Testing pulse density distribution for terrestrial gamma ray flashes

Abstract

AbstractMaximum likelihood fits for the time profiles of 51 terrestrial gamma ray flashes (from Compton Gamma Ray Observatory/Burst and Transient Source Experiment and Fermi Gamma‐Ray Space Telescope/Gamma‐Ray Burst Monitor) were calculated for five proposed probability densities. A lognormal distribution, which had been used by other researchers, was compared with piecewise Gaussian, piecewise exponential, inverse Gaussian, and Ornstein‐Uhlenbeck probability density functions. The piecewise Gaussian and piecewise exponential distributions are justified physically through assuming exponential growth and decay of the electron avalanches which result in the gamma ray bursts and are therefore highly relevant in this context. However, identifying the electron avalanche phenomenon as a form of stochastic exit time process, the inverse Gaussian and Ornstein‐Uhlenbeck are reasonable alternatives.
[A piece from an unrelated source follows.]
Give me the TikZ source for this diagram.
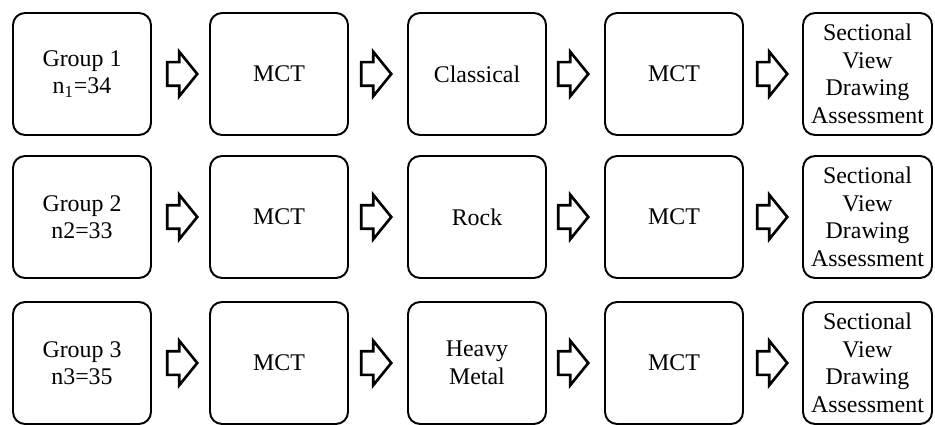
\documentclass[tikz,border=0pt]{standalone}
\usepackage{fontspec}
\setmainfont{Liberation Serif}
\usetikzlibrary{shapes.arrows}
\tikzset{
	box/.style={draw, line width=1.1pt, rounded corners=0.24cm, minimum width=2.76cm, minimum height=2.44cm, align=center, inner sep=0pt, font=\fontsize{13.6}{15.7}\selectfont},
	lastbox/.style={box, minimum width=2.58cm},
	blockarrow/.style={single arrow, draw, line width=1.5pt, anchor=tail, text height=0.42cm, text depth=0pt, inner sep=0pt, minimum height=0.6cm, single arrow head extend=0.21cm, single arrow tip angle=102}
}
\begin{document}
\begin{tikzpicture}[x=0.02cm, y=-0.02cm]
	\useasboundingbox (0,0) rectangle (935,425);
	\foreach \r/\y/\g/\t in {1/74/{Group 1\\n\textsubscript{1}=34}/Classical, 2/217/{Group 2\\n2=33}/Rock, 3/363/{Group 3\\n3=35}/{Heavy\\Metal}}{
		\node[box] (g\r) at (82,\y) {\g};
		\node[box] (m\r) at (279,\y) {MCT};
		\node[box] (t\r) at (477,\y) {\t};
		\node[box] (p\r) at (674,\y) {MCT};
		\node[lastbox] (s\r) at (867.5,\y) {Sectional\\View\\Drawing\\Assessment};
		% block arrows between the boxes
		\node[blockarrow] (a\r1) at ([xshift=0.28cm]g\r.east) {};
		\node[blockarrow] (a\r2) at ([xshift=0.22cm]m\r.east) {};
		\node[blockarrow] (a\r3) at ([xshift=0.2cm]t\r.east) {};
		\node[blockarrow] (a\r4) at ([xshift=0.24cm]p\r.east) {};
	}
\end{tikzpicture}
\end{document}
Results of the maximum likelihood calculations indicate that the five probability densities fit the gamma ray pulse data equally well. By this comparison, our aim is to indicate to terrestrial gamma ray flash researchers these other at least equally valid distribution functions, which may give insights into the physical processes that the electrons (and the positrons) undergo in the gamma ray flashes.